Royal Mile
A medieval spine connecting a royal palace to a soaring castle, one mile of living history.
The Royal Mile is the ancient ceremonial heart of Edinburgh's Old Town, a roughly one-mile-long street running downhill from Edinburgh Castle at its upper end to the Palace of Holyroodhouse at its lower end. It's not a single street but a sequence of four connected streets — Castlehill, Lawnmarket, High Street, and Canongate — that have formed the backbone of the city since the medieval period. For centuries this was Edinburgh: every social class, from merchants to monarchs, lived and traded along this narrow, densely packed corridor.

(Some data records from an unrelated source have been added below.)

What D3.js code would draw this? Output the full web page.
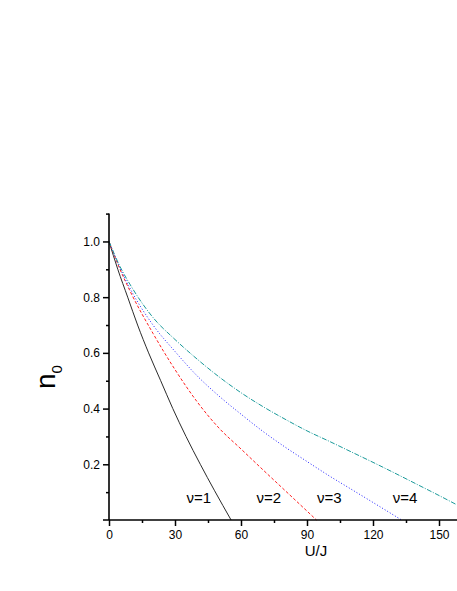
<!DOCTYPE html>
<html>
<head>
<meta charset="utf-8">
<script src="https://cdn.jsdelivr.net/npm/d3@7"></script>
<style>
  body { margin: 0; background: #fff; }
  svg { display: block; font-family: "Liberation Sans", Arial, sans-serif; }
</style>
</head>
<body>
<script>
// values: [U/J, n0]
const nu1 = [[0, 1], [4, 0.9], [8.5, 0.8], [13, 0.7], [18, 0.6], [23.5, 0.5], [29, 0.4], [35, 0.3], [41.5, 0.2], [48, 0.105], [55.5, 0]];
const nu2 = [[0, 1], [5, 0.9], [10, 0.815], [20, 0.67], [30, 0.54], [40, 0.425], [50, 0.33], [60, 0.255], [70, 0.18], [80, 0.106], [90, 0.032], [94.3, 0]];
const nu3 = [[0, 1], [5, 0.905], [10, 0.825], [20, 0.7], [30, 0.605], [40, 0.518], [50, 0.445], [60, 0.38], [70, 0.318], [80, 0.262], [90, 0.21], [100, 0.159], [110, 0.111], [120, 0.063], [133, 0]];
const nu4 = [[0, 1], [5, 0.91], [10, 0.84], [20, 0.727], [30, 0.648], [40, 0.578], [50, 0.514], [60, 0.457], [70, 0.407], [80, 0.362], [90, 0.32], [100, 0.283], [110, 0.245], [120, 0.207], [130, 0.168], [140, 0.128], [150, 0.088], [158, 0.055]];
const labels = ["ν=1", "ν=2", "ν=3", "ν=4"];
const labelU = [35.2, 67, 94.5, 129];
const xTicks = [0, 30, 60, 90, 120, 150];
const xMinor = [15, 45, 75, 105, 135];
const yTicks = [0.2, 0.4, 0.6, 0.8, 1.0];
const yMinor = [0.1, 0.3, 0.5, 0.7, 0.9, 1.1];

const width = 457, height = 591;
const x = d3.scaleLinear().domain([0, 188]).range([109, 522.6]);
const y = d3.scaleLinear().domain([0, 1.1]).range([520, 213.6]);

const svg = d3.select("body").append("svg")
  .attr("width", width)
  .attr("height", height);

//curves
const series = [
  { data: nu1, color: "#2b2b2b", dash: null },
  { data: nu2, color: "#ff2020", dash: "3,2" },
  { data: nu3, color: "#2020ff", dash: "1,2" },
  { data: nu4, color: "#1a9a9a", dash: "5,1.5,1,1.5" }
];
const line = d3.line()
  .x(d => x(d[0]))
  .y(d => y(d[1]))
  .curve(d3.curveMonotoneX);

svg.append("g")
  .selectAll("path")
  .data(series)
  .enter()
  .append("path")
  .attr("d", d => line(d.data))
  .attr("fill", "none")
  .attr("stroke", d => d.color)
  .attr("stroke-width", 1)
  .attr("stroke-dasharray", d => d.dash);

//x axis
const xAxis = svg.append("g")
  .attr("transform", "translate(0," + y(0) + ")")
  .call(d3.axisBottom(x).tickValues(xTicks).tickSize(6).tickPadding(4).tickFormat(d3.format("d")));
xAxis.append("g")
  .call(d3.axisBottom(x).tickValues(xMinor).tickSize(3).tickFormat(""));

//y axis
const yAxis = svg.append("g")
  .attr("transform", "translate(" + x(0) + ",0)")
  .call(d3.axisLeft(y).tickValues(yTicks).tickSize(6).tickPadding(3).tickFormat(d3.format(".1f")));
yAxis.append("g")
  .call(d3.axisLeft(y).tickValues(yMinor).tickSize(3).tickFormat(""));
yAxis.append("line")
  .attr("x1", -6).attr("x2", 0)
  .attr("y1", y(0)).attr("y2", y(0))
  .attr("stroke", "#000").attr("stroke-width", 1.5);

// replace the domain paths (no outer ticks)
svg.selectAll(".domain").remove();
xAxis.append("line")
  .attr("x1", x(0)).attr("x2", x(188))
  .attr("y1", 0).attr("y2", 0)
  .attr("stroke", "#000").attr("stroke-width", 1.6);
yAxis.append("line")
  .attr("x1", 0).attr("x2", 0)
  .attr("y1", y(0)).attr("y2", y(1.1))
  .attr("stroke", "#000").attr("stroke-width", 1.6);

svg.selectAll(".tick line").attr("stroke-width", 1.5);
svg.selectAll(".tick text")
  .attr("font-size", 12)
  .attr("font-family", "Liberation Sans, Arial, sans-serif")
  .attr("fill", "#000");

//curve labels
svg.append("g")
  .selectAll("text")
  .data(labels)
  .enter()
  .append("text")
  .attr("x", (d, i) => x(labelU[i]))
  .attr("y", 503)
  .attr("font-size", 15)
  .text(d => d);

//axis titles
svg.append("text")
  .attr("x", 316)
  .attr("y", 556)
  .attr("text-anchor", "middle")
  .attr("font-size", 15)
  .text("U/J");

const yTitle = svg.append("text")
  .attr("transform", "translate(55,389) rotate(-90)")
  .attr("font-size", 28);
yTitle.append("tspan").text("n");
yTitle.append("tspan").attr("font-size", 15).attr("dy", 7).text("0");
</script>
</body>
</html>
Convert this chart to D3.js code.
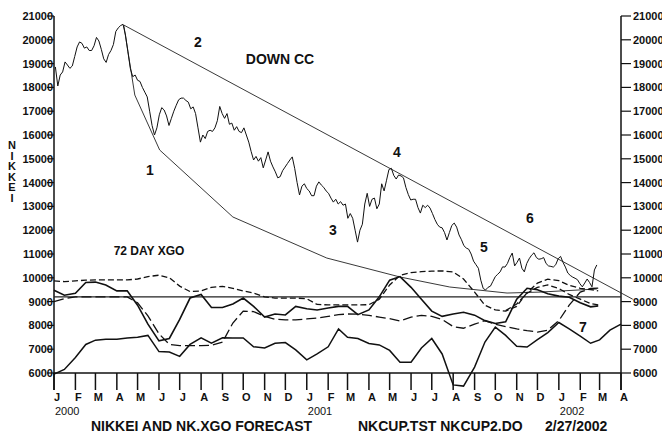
<!DOCTYPE html>
<html>
<head>
<meta charset="utf-8">
<script src="https://cdn.jsdelivr.net/npm/d3@7"></script>
<style>
  body { margin: 0; background: #fff; }
  svg { display: block; font-family: "Liberation Sans", Arial, sans-serif; }
</style>
</head>
<body>
<div id="chart"></div>
<script>
// Nikkei closes read twice a week (every 3.5 days) from 2000-01-03
const priceStart = "2000-01-03";
const nikkei = [
  18860, 18060, 18520, 18650, 19070, 18940, 18800, 18900, 19300, 19700,
  19910, 19850, 19650, 19700, 19550, 19550, 19750, 20100, 19950, 19600,
  19200, 19050, 19380, 19550, 19800, 20350, 20500, 20600, 20650, 20200,
  19500, 18800, 18450, 18520, 18300, 18250, 18000, 17800, 17600, 17000,
  16400, 16000, 16300, 16850, 17150, 17050, 16800, 16400, 16700, 17000,
  17250, 17480, 17550, 17550, 17450, 17380, 17100, 17180, 16900, 16300,
  15700, 16000, 15850, 16150, 16200, 16150, 16300, 16600, 17200, 16900,
  16700, 16900, 16450, 16500, 16200, 16350, 16150, 16100, 16300, 16000,
  15700, 15300, 14950, 15100, 14900, 15050, 14620, 14950, 15290, 14900,
  14660, 14450, 14200, 14250, 14500, 14650, 14800, 14950, 15080, 14600,
  14000, 13480, 13850, 13950, 13750, 13650, 13450, 13450, 13850, 14030,
  13900, 13800, 13650, 13550, 13350, 13180, 13300, 13100, 13200, 13050,
  13100, 12500, 12700, 12500, 12000, 11500, 12000, 12250, 13100, 13550,
  13000, 13300, 13350, 12900, 13100, 13950, 13650, 14100, 14550, 14600,
  14300, 14150, 14320, 14280, 14200, 13800, 13500, 13270, 13300, 13300,
  12950, 12720, 13050, 12950, 13050, 12930, 12700, 12450, 12250, 12130,
  12100, 11900, 11590, 11900, 12200, 12300, 12130, 11800, 11600, 11350,
  11250, 11200, 11000, 10700, 10550, 10400, 9900, 9550, 9490, 9600,
  9650, 9850, 10050, 10150, 10250, 10460, 10450, 10600, 10850, 11040,
  10500, 10650, 10830, 10400, 10250, 10600, 10800, 10950, 11050, 10850,
  10780, 10800, 10850, 10600, 10500, 10480, 10450, 10550, 10800, 10900,
  10650, 10450, 10200, 10100, 10030, 9980, 9920, 9750, 9620, 9780,
  9950, 9800, 9620, 10330, 10540
];

// XGO lines, read on the 1st and 16th of each month from 2000-01-01
const xgoStart = "2000-01-01";
const lastDay = "2002-02-27";
// solid oscillator
const xgo = [
  9480, 9270, 9350, 9800, 9820, 9700, 9450, 9450, 8850, 8050,
  7350, 7450, 8250, 9150, 9300, 8750, 8750, 8900, 9150, 8800,
  8350, 8480, 8440, 8800, 8700, 8650, 8730, 8800, 8800, 8450,
  8650, 9200, 9900, 10050, 9600, 9100, 8600, 8380, 8480, 8550,
  8430, 8200, 8080, 8150, 9100, 9560, 9500, 9330, 9230, 9180,
  8950, 8780, 8820
];
// upper short dash
const xgoUpper = [
  9870, 9840, 9870, 9900, 9910, 9910, 9910, 9910, 9950, 10050,
  10110, 10000, 9650, 9420, 9450, 9600, 9640, 9560, 9450, 9360,
  9200, 9150, 9150, 9150, 9120, 8880, 8860, 8860, 8860, 8860,
  8870, 9100, 9700, 10100, 10220, 10260, 10280, 10290, 10250, 9950,
  9400, 8850, 8650, 8600, 8800, 9380, 9780, 9940, 9880, 9680,
  9560, 9500, 9450
];
// long dash
const xgoAverage = [
  9000, 9120, 9200, 9200, 9200, 9200, 9200, 9200, 8950, 8400,
  7650, 7200, 7150, 7150, 7150, 7160, 7300, 8100, 8600, 8580,
  8380, 8260, 8230, 8230, 8270, 8310, 8380, 8450, 8480, 8470,
  8420, 8350, 8280, 8180, 8350, 8420, 8380, 8250, 7950, 7880,
  8050, 8200, 8050, 7950, 7850, 7780, 7720, 7800, 8200, 8850,
  9400, 9550, 9570
];
// short dash from 2001-10-16
const xgoLate = [8620, 8900, 9350, 9600, 9700, 9550, 9300, 9100, 8920, 8860];
const xgoLateFrom = 43;
// lower solid forecast, to 2002-04-01
const forecast = [
  5950, 6150, 6650, 7200, 7380, 7420, 7420, 7470, 7500, 7580,
  6900, 6880, 6700, 7200, 7480, 7250, 7480, 7470, 7470, 7100,
  7050, 7250, 7280, 6970, 6550, 6800, 7100, 7850, 7500, 7450,
  7240, 7180, 6950, 6450, 6450, 7050, 7450, 6800, 5500, 5450,
  6250, 7300, 7930, 7580, 7120, 7090, 7400, 7700, 8120, 7850,
  7550, 7250, 7390, 7800, 8050
];

const xgoLevel = 9200;

// trend line (2) and cup curve (1)
const trendLine = [["2000-04-11", 20620], ["2002-04-18", 9100]];
const cupCurve = [
  ["2000-04-11", 20620], ["2000-04-27", 17680], ["2000-06-02", 15370],
  ["2000-09-16", 12555], ["2001-01-30", 10830], ["2001-05-16", 10034],
  ["2001-07-27", 9613], ["2001-10-18", 9360], ["2001-12-05", 9400],
  ["2002-02-25", 9530]
];

const yTicks = [6000, 7000, 8000, 9000, 10000, 11000, 12000, 13000, 14000,
  15000, 16000, 17000, 18000, 19000, 20000, 21000];
const monthLetters = ["J", "F", "M", "A", "M", "J", "J", "A", "S", "O", "N", "D"];
const yearLabels = ["2000", "2001", "2002"];
const axisTitle = ["N", "I", "K", "K", "E", "I"];

const width = 662;
const height = 439;
const parse = d3.timeParse("%Y-%m-%d");

const x = d3.scaleTime()
    .domain([parse("2000-01-01"), parse("2002-04-01")])
    .range([54, 621]);

const y = d3.scaleLinear()
    .domain([6000, 21000])
    .range([373, 16]);

const svg = d3.select("#chart").append("svg")
    .attr("width", width)
    .attr("height", height);

svg.append("rect").attr("width", width).attr("height", height).attr("fill", "#fff");

// dates for the half-monthly series
function halfMonths(n) {
  const start = parse(xgoStart);
  return d3.range(n).map(i => {
    const d = d3.timeMonth.offset(start, Math.floor(i / 2));
    if (i % 2) d.setDate(16);
    return d;
  });
}
function toEnd(values) {
  const dates = halfMonths(values.length - 1).concat([parse(lastDay)]);
  return values.map((v, i) => [dates[i], v]);
}

const line = d3.line().x(d => x(d[0])).y(d => y(d[1]));

// axes
const axisColor = "#111";
svg.append("line").attr("x1", 54).attr("x2", 54).attr("y1", y(21000)).attr("y2", 390)
    .attr("stroke", axisColor).attr("stroke-width", 1.5);
svg.append("line").attr("x1", 621).attr("x2", 621).attr("y1", y(21000)).attr("y2", 390)
    .attr("stroke", axisColor).attr("stroke-width", 1.5);
svg.append("line").attr("x1", 54).attr("x2", 621).attr("y1", y(6000)).attr("y2", y(6000))
    .attr("stroke", axisColor).attr("stroke-width", 1.5);

const left = svg.append("g");
left.selectAll("line").data(yTicks).enter().append("line")
    .attr("x1", 47).attr("x2", 54)
    .attr("y1", d => y(d)).attr("y2", d => y(d))
    .attr("stroke", axisColor).attr("stroke-width", 1.2);
left.selectAll("text").data(yTicks).enter().append("text")
    .attr("x", 53).attr("y", d => y(d) + 4)
    .attr("text-anchor", "end")
    .attr("font-size", 11).attr("font-weight", "bold").attr("fill", "#111")
    .text(d => d);

// right labels run off the edge, as in the original print
const right = svg.append("g");
right.selectAll("line").data(yTicks).enter().append("line")
    .attr("x1", 621).attr("x2", 631)
    .attr("y1", d => y(d)).attr("y2", d => y(d))
    .attr("stroke", axisColor).attr("stroke-width", 1.2);
right.selectAll("text").data(yTicks).enter().append("text")
    .attr("x", 633).attr("y", d => y(d) + 4)
    .attr("font-size", 11).attr("font-weight", "bold").attr("fill", "#111")
    .text(d => d);

// month ticks
const months = d3.timeMonth.range(parse("2000-01-01"), parse("2002-04-02"));
const bottom = svg.append("g");
bottom.selectAll("line").data(months).enter().append("line")
    .attr("x1", d => x(d)).attr("x2", d => x(d))
    .attr("y1", y(6000)).attr("y2", 390)
    .attr("stroke", axisColor).attr("stroke-width", 1.5);
bottom.selectAll("text.m").data(months).enter().append("text")
    .attr("class", "m")
    .attr("x", d => x(d) + 3).attr("y", 401)
    .attr("text-anchor", "middle")
    .attr("font-size", 11).attr("font-weight", "bold").attr("fill", "#111")
    .text(d => monthLetters[d.getMonth()]);
bottom.selectAll("text.yr").data(yearLabels).enter().append("text")
    .attr("class", "yr")
    .attr("x", d => x(parse(d + "-01-01")) + 1).attr("y", 415)
    .attr("font-size", 11).attr("fill", "#111")
    .text(d => d);

// vertical axis title
svg.selectAll("text.ax").data(axisTitle).enter().append("text")
    .attr("class", "ax")
    .attr("x", 12).attr("y", (d, i) => 149 + i * 10.6)
    .attr("text-anchor", "middle")
    .attr("font-size", 11).attr("font-weight", "bold").attr("fill", "#111")
    .text(d => d);

// XGO level line
svg.append("line")
    .attr("x1", 54).attr("x2", 621)
    .attr("y1", y(xgoLevel)).attr("y2", y(xgoLevel))
    .attr("stroke", "#222").attr("stroke-width", 1.4);

// cup curve and trend line
svg.append("path")
    .datum(cupCurve.map(d => [parse(d[0]), d[1]]))
    .attr("d", line).attr("fill", "none")
    .attr("stroke", "#222").attr("stroke-width", 0.9);
svg.append("path")
    .datum(trendLine.map(d => [parse(d[0]), d[1]]))
    .attr("d", line).attr("fill", "none")
    .attr("stroke", "#222").attr("stroke-width", 0.9);

// XGO lines
svg.append("path")
    .datum(toEnd(xgoUpper))
    .attr("d", line).attr("fill", "none")
    .attr("stroke", "#111").attr("stroke-width", 1.3).attr("stroke-dasharray", "6,3");
svg.append("path")
    .datum(toEnd(xgoAverage))
    .attr("d", line).attr("fill", "none")
    .attr("stroke", "#111").attr("stroke-width", 1.3).attr("stroke-dasharray", "10,4");
const lateDates = halfMonths(52).slice(xgoLateFrom).concat([parse(lastDay)]);
svg.append("path")
    .datum(xgoLate.map((v, i) => [lateDates[i], v]))
    .attr("d", line).attr("fill", "none")
    .attr("stroke", "#111").attr("stroke-width", 1.3).attr("stroke-dasharray", "6,3");
svg.append("path")
    .datum(toEnd(xgo))
    .attr("d", line).attr("fill", "none")
    .attr("stroke", "#111").attr("stroke-width", 1.6);
const fDates = halfMonths(forecast.length);
svg.append("path")
    .datum(forecast.map((v, i) => [fDates[i], v]))
    .attr("d", line).attr("fill", "none")
    .attr("stroke", "#111").attr("stroke-width", 1.5);

// Nikkei price
const p0 = parse(priceStart);
svg.append("path")
    .datum(nikkei.map((v, i) => [d3.timeHour.offset(p0, 84 * i), v]))
    .attr("d", line).attr("fill", "none")
    .attr("stroke", "#111").attr("stroke-width", 1);

// annotations
const notes = [
  ["2", 198, 47, 14], ["DOWN CC", 280, 64, 14], ["1", 150, 175, 14],
  ["3", 333, 235, 14], ["4", 397, 157, 14], ["5", 484, 252, 14],
  ["6", 530, 223, 14], ["7", 583, 332, 14], ["72 DAY XGO", 149, 255, 12]
];
svg.selectAll("text.note").data(notes).enter().append("text")
    .attr("class", "note")
    .attr("x", d => d[1]).attr("y", d => d[2])
    .attr("text-anchor", "middle")
    .attr("font-size", d => d[3]).attr("font-weight", "bold").attr("fill", "#111")
    .text(d => d[0]);

// footer
const footer = [["NIKKEI AND NK.XGO FORECAST", 91], ["NKCUP.TST NKCUP2.DO", 358], ["2/27/2002", 545]];
svg.selectAll("text.foot").data(footer).enter().append("text")
    .attr("class", "foot")
    .attr("x", d => d[1]).attr("y", 431)
    .attr("font-size", 14).attr("font-weight", "bold").attr("fill", "#111")
    .text(d => d[0]);
</script>
</body>
</html>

Walking the Royal Mile today means navigating a genuinely layered experience. You'll pass St Giles' Cathedral, the spiritual heart of the Church of Scotland, with its distinctive crown spire visible across the skyline. The closes — those narrow stone alleyways shooting off both sides of the street — lead to hidden courtyards, tiny museums, and atmospheric pubs. Gladstone's Land on the Lawnmarket gives you a genuine 17th-century tenement interior; the Museum of Edinburgh on Canongate digs into the city's local story. Street performers and bagpipers cluster near the castle esplanade in summer, and the whole street hums with energy during the August Festival season.
The Royal Mile can be touristy — there's no point pretending otherwise. The whisky shops, tartan emporiums, and shortbread tins are relentless. The trick is to duck into the closes, slow down, and treat it as an urban exploration rather than a tick-box walk. Go early morning before the coaches arrive, or head down in the evening when the light on the stone is extraordinary and the crowds have thinned. The stretch around Canongate, closest to Holyrood, tends to be quieter and rewards proper attention.